* PROBLEM REQUIREMENTS: Your task is to reproduce, verbatim and without pictures, the lines from the opening of the listing through the line containing "paid vs. HM".

* SUPPLIED DATA:

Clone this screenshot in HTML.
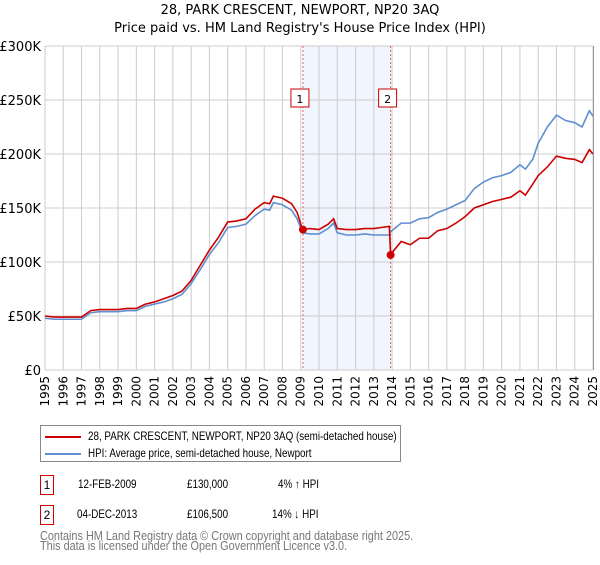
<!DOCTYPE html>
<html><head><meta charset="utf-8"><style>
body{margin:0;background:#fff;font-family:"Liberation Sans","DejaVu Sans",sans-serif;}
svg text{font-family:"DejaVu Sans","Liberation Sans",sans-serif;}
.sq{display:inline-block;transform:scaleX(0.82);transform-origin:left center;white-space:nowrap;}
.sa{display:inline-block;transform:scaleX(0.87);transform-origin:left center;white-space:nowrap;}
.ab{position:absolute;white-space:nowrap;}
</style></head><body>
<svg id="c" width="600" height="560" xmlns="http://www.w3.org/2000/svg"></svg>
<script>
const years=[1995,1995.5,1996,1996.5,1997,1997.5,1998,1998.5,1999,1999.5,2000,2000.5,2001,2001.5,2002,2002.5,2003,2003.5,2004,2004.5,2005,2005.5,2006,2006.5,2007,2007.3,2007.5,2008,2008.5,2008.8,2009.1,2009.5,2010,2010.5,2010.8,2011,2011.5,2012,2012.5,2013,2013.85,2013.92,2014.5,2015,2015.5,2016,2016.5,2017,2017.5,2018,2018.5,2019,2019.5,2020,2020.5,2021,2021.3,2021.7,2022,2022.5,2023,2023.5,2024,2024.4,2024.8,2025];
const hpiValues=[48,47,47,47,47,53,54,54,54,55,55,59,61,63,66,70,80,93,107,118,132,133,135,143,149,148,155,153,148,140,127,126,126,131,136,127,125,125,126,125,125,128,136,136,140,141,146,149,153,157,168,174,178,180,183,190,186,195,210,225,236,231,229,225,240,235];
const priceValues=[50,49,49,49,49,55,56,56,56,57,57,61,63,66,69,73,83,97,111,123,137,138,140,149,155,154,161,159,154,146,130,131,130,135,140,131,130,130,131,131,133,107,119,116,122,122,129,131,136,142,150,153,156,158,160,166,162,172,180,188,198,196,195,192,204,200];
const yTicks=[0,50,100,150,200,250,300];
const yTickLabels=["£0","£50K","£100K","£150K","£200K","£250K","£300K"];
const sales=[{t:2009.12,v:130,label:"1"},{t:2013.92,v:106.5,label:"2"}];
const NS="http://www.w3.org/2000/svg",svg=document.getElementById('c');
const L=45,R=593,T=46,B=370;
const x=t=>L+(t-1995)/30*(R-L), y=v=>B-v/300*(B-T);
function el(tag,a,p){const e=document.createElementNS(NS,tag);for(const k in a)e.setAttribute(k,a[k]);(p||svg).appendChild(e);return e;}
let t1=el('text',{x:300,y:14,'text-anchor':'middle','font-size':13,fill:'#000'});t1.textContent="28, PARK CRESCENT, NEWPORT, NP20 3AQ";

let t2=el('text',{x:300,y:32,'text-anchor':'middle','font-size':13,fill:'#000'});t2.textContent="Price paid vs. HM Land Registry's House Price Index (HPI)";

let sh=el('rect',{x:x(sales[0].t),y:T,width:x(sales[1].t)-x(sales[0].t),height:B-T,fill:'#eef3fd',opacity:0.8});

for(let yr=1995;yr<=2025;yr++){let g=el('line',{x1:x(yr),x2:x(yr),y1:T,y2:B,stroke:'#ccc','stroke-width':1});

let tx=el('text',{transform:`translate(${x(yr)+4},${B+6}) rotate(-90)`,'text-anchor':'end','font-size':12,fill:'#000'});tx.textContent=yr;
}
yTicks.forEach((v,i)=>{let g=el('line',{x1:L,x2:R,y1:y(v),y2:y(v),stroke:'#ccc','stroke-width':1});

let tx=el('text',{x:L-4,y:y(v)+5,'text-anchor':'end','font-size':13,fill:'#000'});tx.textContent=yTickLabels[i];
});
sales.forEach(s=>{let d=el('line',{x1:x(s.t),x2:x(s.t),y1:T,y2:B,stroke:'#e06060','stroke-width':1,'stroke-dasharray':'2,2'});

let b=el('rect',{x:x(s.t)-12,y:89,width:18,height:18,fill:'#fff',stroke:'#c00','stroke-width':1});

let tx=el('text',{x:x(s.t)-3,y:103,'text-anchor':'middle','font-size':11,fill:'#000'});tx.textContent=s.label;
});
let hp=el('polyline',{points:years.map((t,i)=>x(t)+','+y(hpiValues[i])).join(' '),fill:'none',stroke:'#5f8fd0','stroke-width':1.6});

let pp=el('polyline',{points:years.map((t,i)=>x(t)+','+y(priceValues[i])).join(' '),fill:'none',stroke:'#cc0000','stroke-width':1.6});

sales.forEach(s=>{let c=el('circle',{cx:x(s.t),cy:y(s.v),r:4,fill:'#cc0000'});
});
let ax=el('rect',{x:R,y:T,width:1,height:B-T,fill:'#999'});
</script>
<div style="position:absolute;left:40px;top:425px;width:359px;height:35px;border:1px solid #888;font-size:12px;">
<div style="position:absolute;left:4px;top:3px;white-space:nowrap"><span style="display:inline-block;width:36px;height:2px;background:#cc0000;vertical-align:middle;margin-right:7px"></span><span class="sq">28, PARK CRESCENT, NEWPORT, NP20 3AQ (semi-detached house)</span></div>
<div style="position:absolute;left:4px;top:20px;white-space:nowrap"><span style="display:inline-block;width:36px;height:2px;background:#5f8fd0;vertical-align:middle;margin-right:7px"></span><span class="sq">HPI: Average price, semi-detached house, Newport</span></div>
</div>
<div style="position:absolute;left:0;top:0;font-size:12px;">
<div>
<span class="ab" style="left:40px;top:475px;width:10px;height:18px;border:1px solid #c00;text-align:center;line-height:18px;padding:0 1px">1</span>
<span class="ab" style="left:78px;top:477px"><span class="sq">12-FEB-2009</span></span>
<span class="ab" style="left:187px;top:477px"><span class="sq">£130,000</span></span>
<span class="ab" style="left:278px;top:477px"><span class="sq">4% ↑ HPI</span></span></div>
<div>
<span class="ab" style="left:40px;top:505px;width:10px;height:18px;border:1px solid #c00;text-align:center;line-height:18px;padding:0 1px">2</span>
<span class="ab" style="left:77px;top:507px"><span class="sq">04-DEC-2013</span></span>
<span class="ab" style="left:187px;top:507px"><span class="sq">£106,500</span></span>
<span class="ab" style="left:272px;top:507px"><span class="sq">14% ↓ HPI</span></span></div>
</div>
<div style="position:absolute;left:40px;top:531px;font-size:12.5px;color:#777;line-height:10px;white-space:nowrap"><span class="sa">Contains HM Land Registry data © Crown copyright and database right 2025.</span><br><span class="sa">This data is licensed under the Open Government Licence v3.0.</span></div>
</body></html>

* REPLY TO THE EXERCISE:
Clone this screenshot in HTML.
<!DOCTYPE html>
<html><head><meta charset="utf-8"><style>
body{margin:0;background:#fff;font-family:"Liberation Sans","DejaVu Sans",sans-serif;}
svg text{font-family:"DejaVu Sans","Liberation Sans",sans-serif;}
.sq{display:inline-block;transform:scaleX(0.82);transform-origin:left center;white-space:nowrap;}
.sa{display:inline-block;transform:scaleX(0.87);transform-origin:left center;white-space:nowrap;}
.ab{position:absolute;white-space:nowrap;}
</style></head><body>
<svg id="c" width="600" height="560" xmlns="http://www.w3.org/2000/svg"></svg>
<script>
const years=[1995,1995.5,1996,1996.5,1997,1997.5,1998,1998.5,1999,1999.5,2000,2000.5,2001,2001.5,2002,2002.5,2003,2003.5,2004,2004.5,2005,2005.5,2006,2006.5,2007,2007.3,2007.5,2008,2008.5,2008.8,2009.1,2009.5,2010,2010.5,2010.8,2011,2011.5,2012,2012.5,2013,2013.85,2013.92,2014.5,2015,2015.5,2016,2016.5,2017,2017.5,2018,2018.5,2019,2019.5,2020,2020.5,2021,2021.3,2021.7,2022,2022.5,2023,2023.5,2024,2024.4,2024.8,2025];
const hpiValues=[48,47,47,47,47,53,54,54,54,55,55,59,61,63,66,70,80,93,107,118,132,133,135,143,149,148,155,153,148,140,127,126,126,131,136,127,125,125,126,125,125,128,136,136,140,141,146,149,153,157,168,174,178,180,183,190,186,195,210,225,236,231,229,225,240,235];
const priceValues=[50,49,49,49,49,55,56,56,56,57,57,61,63,66,69,73,83,97,111,123,137,138,140,149,155,154,161,159,154,146,130,131,130,135,140,131,130,130,131,131,133,107,119,116,122,122,129,131,136,142,150,153,156,158,160,166,162,172,180,188,198,196,195,192,204,200];
const yTicks=[0,50,100,150,200,250,300];
const yTickLabels=["£0","£50K","£100K","£150K","£200K","£250K","£300K"];
const sales=[{t:2009.12,v:130,label:"1"},{t:2013.92,v:106.5,label:"2"}];
const NS="http://www.w3.org/2000/svg",svg=document.getElementById('c');
const L=45,R=593,T=46,B=370;
const x=t=>L+(t-1995)/30*(R-L), y=v=>B-v/300*(B-T);
function el(tag,a,p){const e=document.createElementNS(NS,tag);for(const k in a)e.setAttribute(k,a[k]);(p||svg).appendChild(e);return e;}
let t1=el('text',{x:300,y:14,'text-anchor':'middle','font-size':13,fill:'#000'});t1.textContent="28, PARK CRESCENT, NEWPORT, NP20 3AQ";

let t2=el('text',{x:300,y:32,'text-anchor':'middle','font-size':13,fill:'#000'});t2.textContent="Price paid vs. HM Land Registry's House Price Index (HPI)";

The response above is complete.